An issue in Keystone’s motion is the total amount subject to lien. The Court concludes Keystone cannot assert a lien for any work done when it no longer represented Jamisha Duncan.

 

Keystone states in its motion: “Per Jamisha’s express request, Keystone’s provision of legal services concluded on August 31, 2022 when Keystone filed a Substitution of Attorney form signed by both Keystone and Jamisha. Oberto Decl., ¶ 6, Exhibit 3, Substitution of Attorney form.” (Motion, p. 3:15-17 [bold emphasis removed].) Keystone also states that on September 8, 2022, it sent a closing letter to Defendant confirming the termination of the attorney-client relationship. (Motion, p. 3:18-19.)

 

As of August 31, 2022, the amount Jamisha owed to Keystone’s lien was $69,370.07. (See Oberto Decl., Exhibit 2 – copies of the invoices, Invoice # 41605 with “Period End Date: 8/31/2022.”)

 

            Despite its own invoices reflecting that Jamisha owed Keystone on August 31, 2022 a total of $69,370.07, Keystone seeks compensation for work done after that, through August 2024.  Keystone has offered no factual or legal justification for why a lien attaches to purported billings when it no longer represented Jamisha Duncan.  Moreover, Keystone has provided no unredacted invoices of the services it provided after August 2022.  The Court concludes that these post-termination amounts are not subject to any lien enforceable here. 

 

On the other hand, Stelnick seeks to challenge Keystone’s fees.
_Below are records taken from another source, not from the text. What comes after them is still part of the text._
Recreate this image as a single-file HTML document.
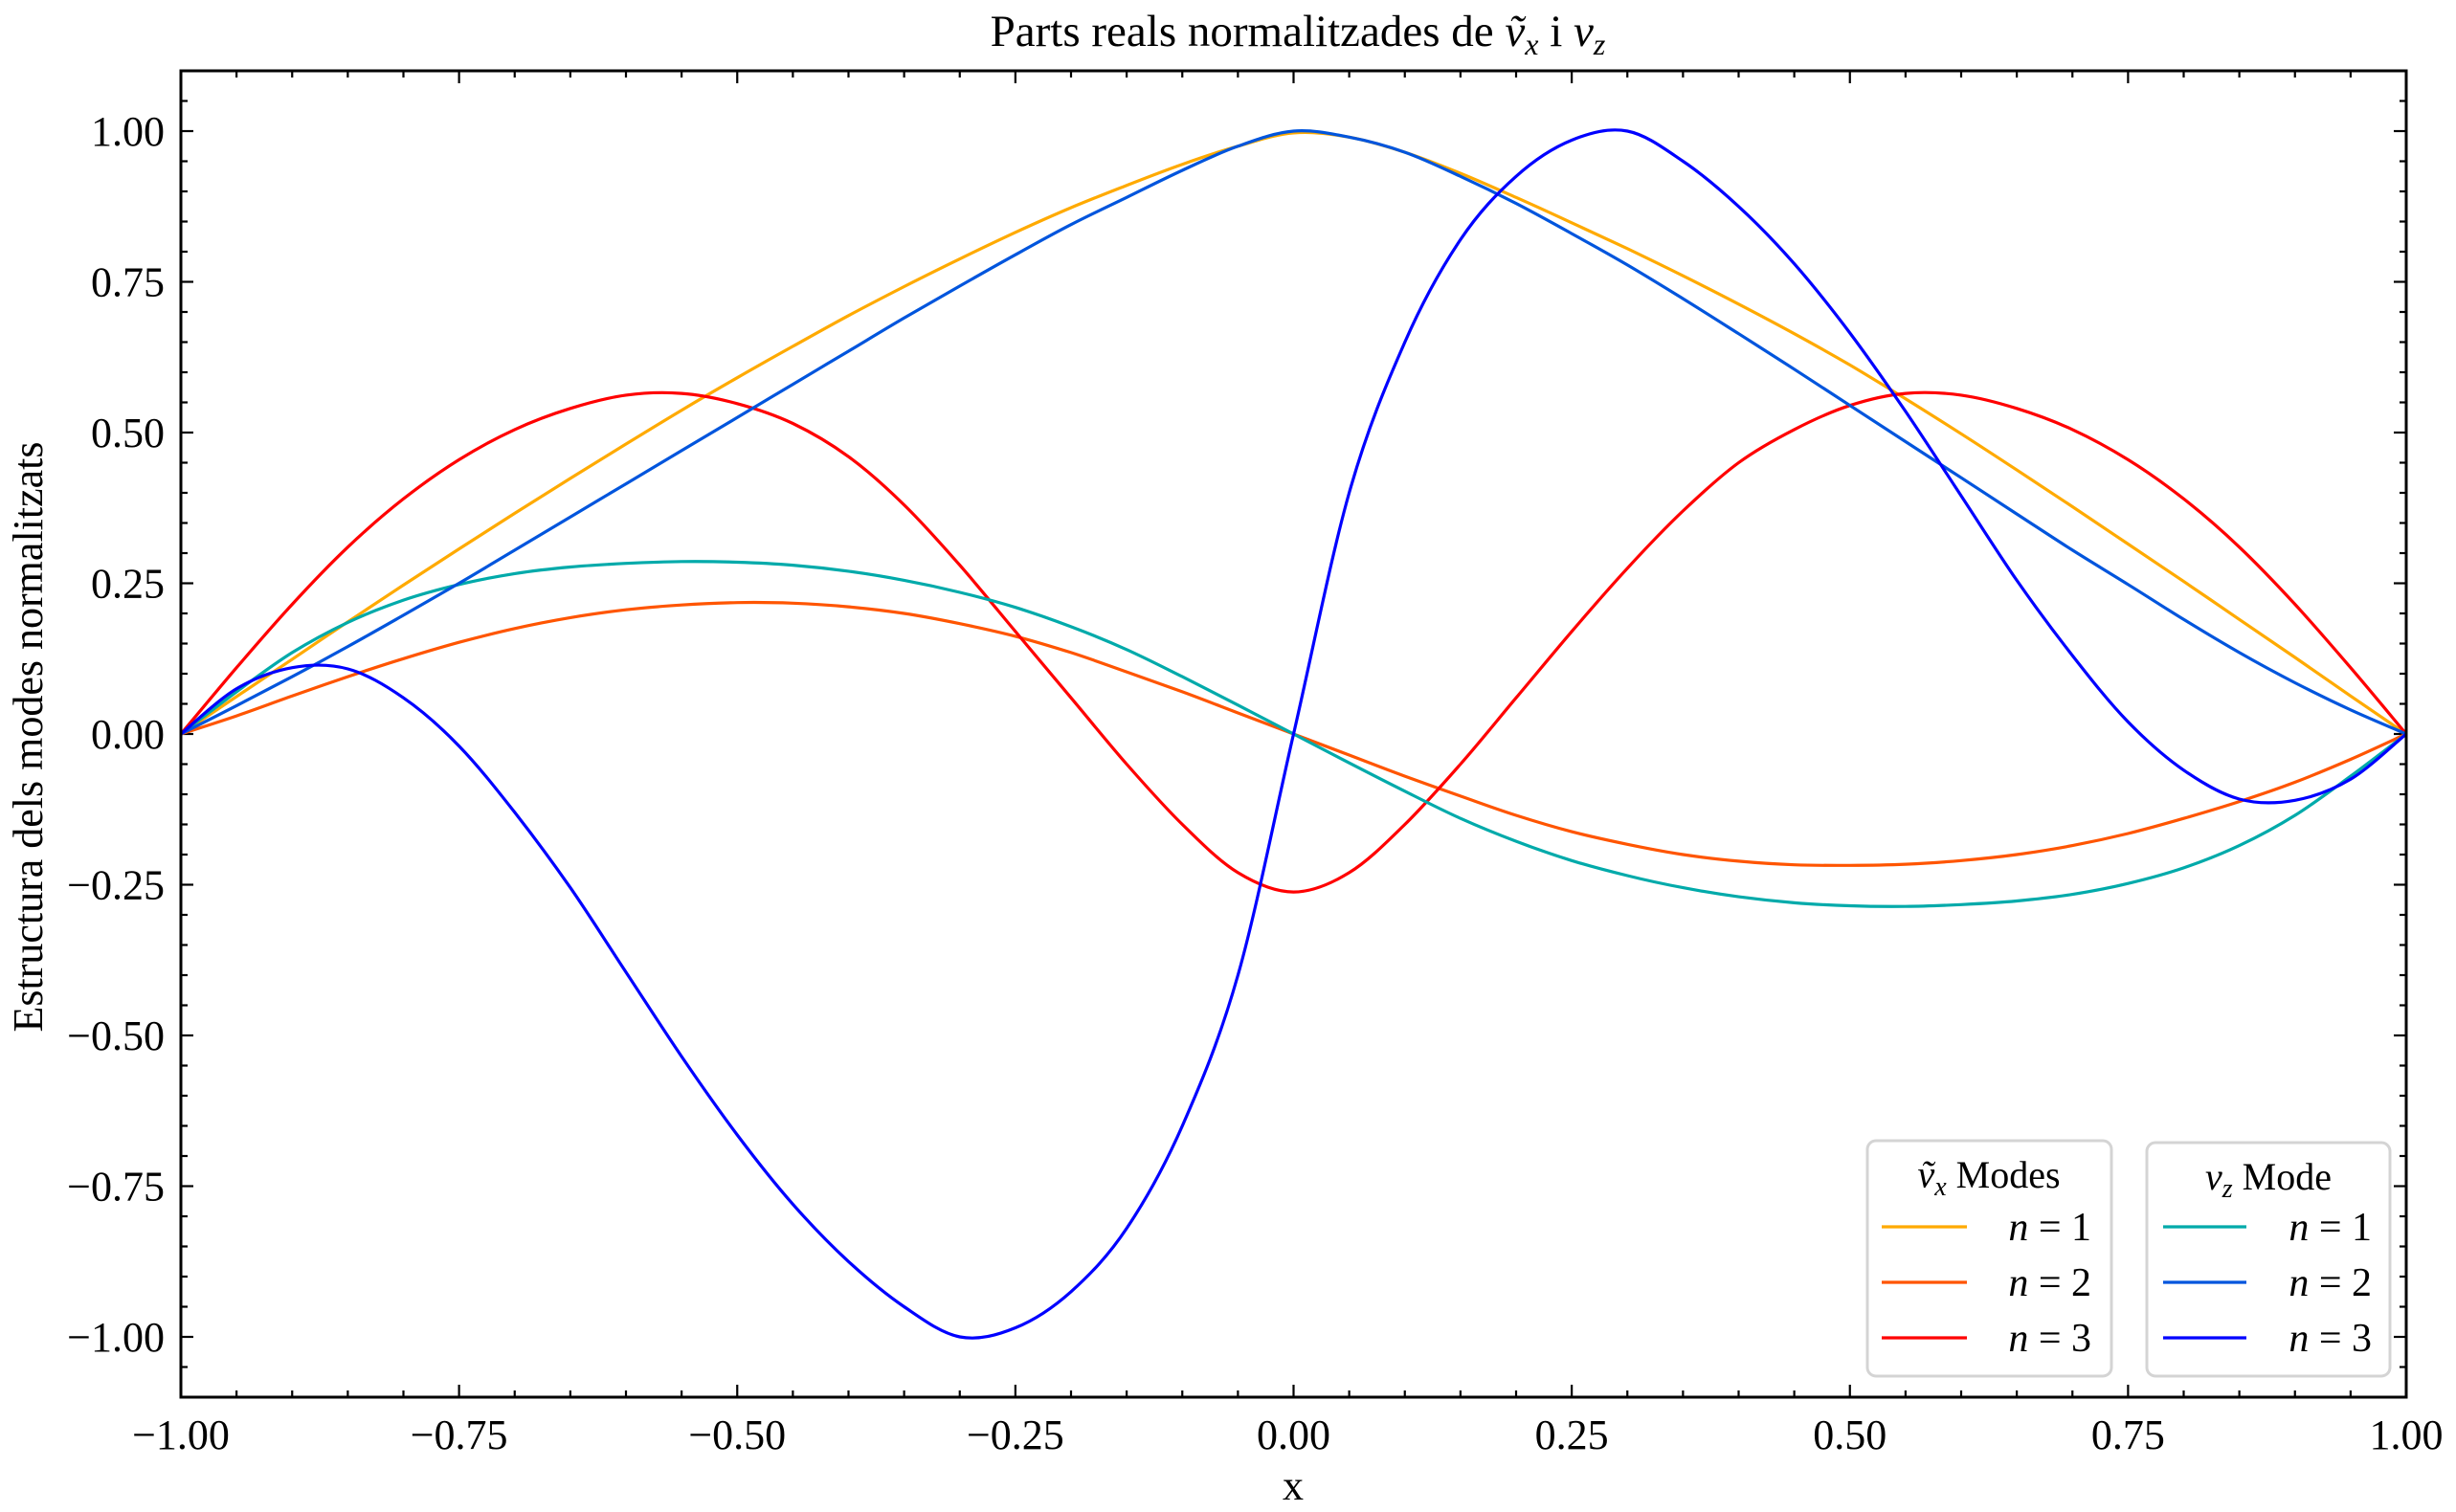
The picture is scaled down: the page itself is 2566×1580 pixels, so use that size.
<!DOCTYPE html>
<html><head><meta charset="utf-8"><style>
html,body{margin:0;padding:0;background:#fff;}
svg{display:block;font-family:"Liberation Serif",serif;}
</style></head><body>
<svg id="chart" width="2566" height="1580" viewBox="0 0 2566 1580" xmlns="http://www.w3.org/2000/svg">
<rect width="2566" height="1580" fill="#fff"/>
<text x="1356" y="48" font-size="47" text-anchor="middle">Parts reals normalitzades de <tspan font-style="italic">ṽ</tspan><tspan font-style="italic" font-size="32" dy="9">x</tspan><tspan dy="-9"> i </tspan><tspan font-style="italic">v</tspan><tspan font-style="italic" font-size="32" dy="9">z</tspan></text>
<text transform="translate(44,770) rotate(-90)" font-size="44" text-anchor="middle">Estructura dels modes normalitzats</text>
<text x="1351" y="1567" font-size="44" text-anchor="middle">x</text>
<g id="ticks"></g>
<g id="series"></g>
<rect x="189" y="74" width="2325" height="1386" fill="none" stroke="#000" stroke-width="3"/>
<g>
<rect x="1951" y="1192" width="255" height="246" rx="9" fill="#fff" stroke="#d4d4d4" stroke-width="3"/>
<text x="2078" y="1241" font-size="40" text-anchor="middle"><tspan font-style="italic">ṽ</tspan><tspan font-style="italic" font-size="28" dy="8">x</tspan><tspan dy="-8"> Modes</tspan></text>
</g>
<g>
<rect x="2243" y="1194" width="254" height="244" rx="9" fill="#fff" stroke="#d4d4d4" stroke-width="3"/>
<text x="2370" y="1243" font-size="40" text-anchor="middle"><tspan font-style="italic">v</tspan><tspan font-style="italic" font-size="28" dy="8">z</tspan><tspan dy="-8"> Mode</tspan></text>
</g>
<g id="legend-entries"></g>
</svg>
<script>
const xs = [-1,-0.95,-0.9,-0.85,-0.8,-0.75,-0.7,-0.65,-0.6,-0.55,-0.5,-0.45,-0.4,-0.35,-0.3,-0.25,-0.2,-0.15,-0.1,-0.05,0,0.05,0.1,0.15,0.2,0.25,0.3,0.35,0.4,0.45,0.5,0.55,0.6,0.65,0.7,0.75,0.8,0.85,0.9,0.95,1];
const vx1 = [0,0.062,0.124,0.186,0.247,0.307,0.366,0.424,0.481,0.537,0.591,0.643,0.694,0.742,0.788,0.832,0.873,0.91,0.945,0.975,0.997,0.99,0.965,0.93,0.89,0.848,0.805,0.76,0.713,0.664,0.612,0.556,0.498,0.438,0.377,0.315,0.253,0.19,0.127,0.063,0];
const vx2 = [0,0.03,0.063,0.095,0.125,0.152,0.175,0.193,0.206,0.214,0.218,0.217,0.211,0.2,0.183,0.162,0.135,0.103,0.07,0.035,0,-0.035,-0.07,-0.103,-0.135,-0.162,-0.183,-0.2,-0.211,-0.217,-0.218,-0.216,-0.21,-0.2,-0.185,-0.165,-0.14,-0.112,-0.08,-0.042,0];
const vx3 = [0,0.11,0.215,0.31,0.39,0.455,0.505,0.54,0.562,0.565,0.548,0.515,0.46,0.38,0.28,0.17,0.06,-0.05,-0.15,-0.23,-0.262,-0.23,-0.15,-0.05,0.06,0.17,0.275,0.37,0.45,0.505,0.545,0.565,0.562,0.54,0.505,0.455,0.39,0.31,0.215,0.11,0];
const vz1 = [0,0.07,0.135,0.185,0.222,0.248,0.266,0.277,0.283,0.286,0.285,0.28,0.27,0.255,0.235,0.21,0.178,0.14,0.095,0.048,0,-0.048,-0.095,-0.14,-0.178,-0.21,-0.235,-0.255,-0.27,-0.28,-0.285,-0.286,-0.283,-0.277,-0.266,-0.248,-0.222,-0.185,-0.135,-0.07,0];
const vz2 = [0,0.047,0.095,0.145,0.197,0.25,0.305,0.36,0.415,0.47,0.525,0.58,0.635,0.69,0.743,0.795,0.845,0.89,0.935,0.975,1.0,0.99,0.965,0.925,0.88,0.83,0.778,0.722,0.664,0.605,0.545,0.485,0.425,0.365,0.305,0.248,0.19,0.135,0.085,0.04,0];
const vz3 = [0,0.075,0.11,0.108,0.06,-0.02,-0.13,-0.255,-0.395,-0.535,-0.665,-0.78,-0.875,-0.95,-1.0,-0.985,-0.925,-0.82,-0.65,-0.4,0,0.4,0.65,0.82,0.925,0.985,1.0,0.95,0.875,0.78,0.665,0.535,0.395,0.255,0.13,0.02,-0.06,-0.108,-0.11,-0.075,0];
const xTicks = [-1,-0.75,-0.5,-0.25,0,0.25,0.5,0.75,1];
const xTickLabels = ["−1.00","−0.75","−0.50","−0.25","0.00","0.25","0.50","0.75","1.00"];
const yTicks = [-1,-0.75,-0.5,-0.25,0,0.25,0.5,0.75,1];
const yTickLabels = ["−1.00","−0.75","−0.50","−0.25","0.00","0.25","0.50","0.75","1.00"];
const seriesNames = ["vx-n1","vx-n2","vx-n3","vz-n1","vz-n2","vz-n3"];
const seriesLabels = ["1","2","3","1","2","3"];
const seriesColors = ["#ffaa00","#ff5500","#ff0000","#00aaaa","#0055dd","#0000ff"];
const seriesData = [vx1,vx2,vx3,vz1,vz2,vz3];

const L=189,R=2514,T=74,B=1460, X0=-1,X1=1,Y0=-1.1,Y1=1.1;
function sx(v){return L+(v-X0)/(X1-X0)*(R-L);}
function sy(v){return B-(v-Y0)/(Y1-Y0)*(B-T);}
const NS="http://www.w3.org/2000/svg";
function mk(tag,attrs,parent){const e=document.createElementNS(NS,tag);for(const k in attrs)e.setAttribute(k,attrs[k]);parent.appendChild(e);return e;}

const tg=document.getElementById('ticks');
for(let i=-20;i<=20;i++){
  const v=i*0.05; const major=(i%5===0); const len=major?13:7;
  const x=sx(v);
  const t1=mk('line',{x1:x,y1:B,x2:x,y2:B-len,stroke:'#000','stroke-width':2.2},tg);
  
  
  const t2=mk('line',{x1:x,y1:T,x2:x,y2:T+len,stroke:'#000','stroke-width':2.2},tg);
  
  
}
for(let i=-22;i<=22;i++){
  const v=i*0.05; const major=(i%5===0); const len=major?13:7;
  const y=sy(v);
  const t1=mk('line',{x1:L,y1:y,x2:L+len,y2:y,stroke:'#000','stroke-width':2.2},tg);
  
  
  const t2=mk('line',{x1:R,y1:y,x2:R-len,y2:y,stroke:'#000','stroke-width':2.2},tg);
  
  
}
xTicks.forEach((v,i)=>{
  const t=mk('text',{x:sx(v),y:1514,'font-size':44,'text-anchor':'middle'},tg);
  t.textContent=xTickLabels[i];
  
  
});
yTicks.forEach((v,i)=>{
  const t=mk('text',{x:172,y:sy(v)+15,'font-size':44,'text-anchor':'end'},tg);
  t.textContent=yTickLabels[i];
  
  
});

function pathFor(ys){
  const p=xs.map((x,i)=>[sx(x),sy(ys[i])]);
  let d='M'+p[0][0].toFixed(1)+','+p[0][1].toFixed(1);
  for(let i=0;i<p.length-1;i++){
    const p0=p[Math.max(0,i-1)],p1=p[i],p2=p[i+1],p3=p[Math.min(p.length-1,i+2)];
    const c1=[p1[0]+(p2[0]-p0[0])/6,p1[1]+(p2[1]-p0[1])/6];
    const c2=[p2[0]-(p3[0]-p1[0])/6,p2[1]-(p3[1]-p1[1])/6];
    d+=' C'+c1[0].toFixed(1)+','+c1[1].toFixed(1)+' '+c2[0].toFixed(1)+','+c2[1].toFixed(1)+' '+p2[0].toFixed(1)+','+p2[1].toFixed(1);
  }
  return d;
}
const sg=document.getElementById('series');
seriesData.forEach((ys,k)=>{
  const p=mk('path',{d:pathFor(ys),fill:'none',stroke:seriesColors[k],'stroke-width':3.2,'stroke-linejoin':'round'},sg);
  
  
});

const lg=document.getElementById('legend-entries');
const legX=[[1966,2055,2185],[2260,2347,2478]];
const legY=[1282,1340,1398];
seriesNames.forEach((n,k)=>{
  const col=Math.floor(k/3), row=k%3;
  const g=mk('g',{},lg);
  
  
  mk('line',{x1:legX[col][0],y1:legY[row],x2:legX[col][1],y2:legY[row],stroke:seriesColors[k],'stroke-width':3.2},g);
  const t=mk('text',{x:legX[col][2],y:legY[row]+14,'font-size':42,'text-anchor':'end'},g);
  const a=mk('tspan',{'font-style':'italic'},t); a.textContent='n';
  const b=mk('tspan',{},t); b.textContent=' = '+seriesLabels[k];
});
</script>
</body></html>
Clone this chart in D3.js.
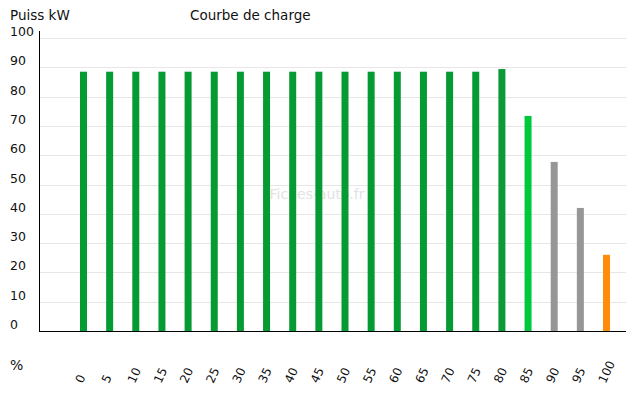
<!DOCTYPE html>
<html>
<head>
<meta charset="utf-8">
<script src="https://cdn.jsdelivr.net/npm/d3@7"></script>
<style>
  body { margin: 0; background: #fff; }
  text { font-family: "DejaVu Sans", sans-serif; fill: #111; }
</style>
</head>
<body>
<div id="chart"></div>
<script>
// Chart data
const categories = ["0","5","10","15","20","25","30","35","40","45","50","55","60","65","70","75","80","85","90","95","100"];
const power = [88.5,88.5,88.5,88.5,88.5,88.5,88.5,88.5,88.5,88.5,88.5,88.5,88.5,88.5,88.5,88.5,89.4,73.4,57.7,42,26];
const barColors = ["#059b33","#059b33","#059b33","#059b33","#059b33","#059b33","#059b33","#059b33","#059b33","#059b33","#059b33","#059b33","#059b33","#059b33","#059b33","#059b33","#0a9a36","#00c73b","#969696","#969696","#ff8c0a"];
const yTicks = [0,10,20,30,40,50,60,70,80,90,100];

const width = 640, height = 400;

const svg = d3.select("#chart").append("svg")
  .attr("width", width)
  .attr("height", height);

const xScale = d3.scalePoint()
  .domain(categories)
  .range([83.5, 606.5]);

const yScale = d3.scaleLinear()
  .domain([0, 100])
  .range([331, 38]);

// gridlines
svg.selectAll(".grid")
  .data(yTicks.filter(d => d > 0))
  .join("line")
  .attr("class", "grid")
  .attr("x1", 40).attr("x2", 626)
  .attr("y1", d => Math.round(yScale(d)) + 0.5)
  .attr("y2", d => Math.round(yScale(d)) + 0.5)
  .attr("stroke", "#e6e6e6")
  .attr("stroke-width", 1);

// y tick labels (left aligned)
svg.selectAll(".ylab")
  .data(yTicks)
  .join("text")
  .attr("class", "ylab")
  .attr("x", 10)
  .attr("y", d => yScale(d) - 2)
  .attr("font-size", 12.5)
  .text(d => d);

// watermark
svg.append("text")
  .attr("x", 317).attr("y", 199)
  .attr("text-anchor", "middle")
  .attr("font-size", 14)
  .style("fill", "#e2e2e2")
  .text("Fiches-auto.fr");

// bars
const barW = 7;
svg.selectAll(".bar")
  .data(categories)
  .join("rect")
  .attr("class", "bar")
  .attr("x", d => xScale(d) - barW / 2)
  .attr("width", barW)
  .attr("y", (d, i) => yScale(power[i]))
  .attr("height", (d, i) => yScale(0) - yScale(power[i]))
  .attr("fill", (d, i) => barColors[i]);

// axes lines
svg.append("line")
  .attr("x1", 39.5).attr("x2", 39.5)
  .attr("y1", 31).attr("y2", 331)
  .attr("stroke", "#000");
svg.append("line")
  .attr("x1", 39).attr("x2", 626)
  .attr("y1", 331.5).attr("y2", 331.5)
  .attr("stroke", "#000");

// x tick labels, rotated
svg.selectAll(".xlab")
  .data(categories)
  .join("text")
  .attr("class", "xlab")
  .attr("font-size", 12)
  .attr("transform", d => `translate(${xScale(d) - 1},${384}) rotate(-65)`)
  .text(d => d);

// titles
svg.append("text").attr("x", 10).attr("y", 20).attr("font-size", 13.5).text("Puiss kW");
svg.append("text").attr("x", 190).attr("y", 20).attr("font-size", 13.5).text("Courbe de charge");
svg.append("text").attr("x", 10).attr("y", 370).attr("font-size", 14).text("%");
</script>
</body>
</html>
She has not cited (and the Court has not found) any authority permitting her to do so.  Here, the client, Defendant Jamisha Duncan has not objected to Keystone’s lien.

 

Stelnick fails to address the lien priority established by Civil code section 2897.  The Keystone lien takes priority over Stelnick’s lien.

 

Conclusion

 

            The Court orders that from the funds deposited in Court for the benefit of Jamisha Duncan, the amount of $69,370.07 shall be paid to Keystone Law Group P.C. in full satisfaction of its lien rights.  If there are funds remaining, they shall be paid to the Law Office of Steffanie Stelnick up to the sum of $35,327.01.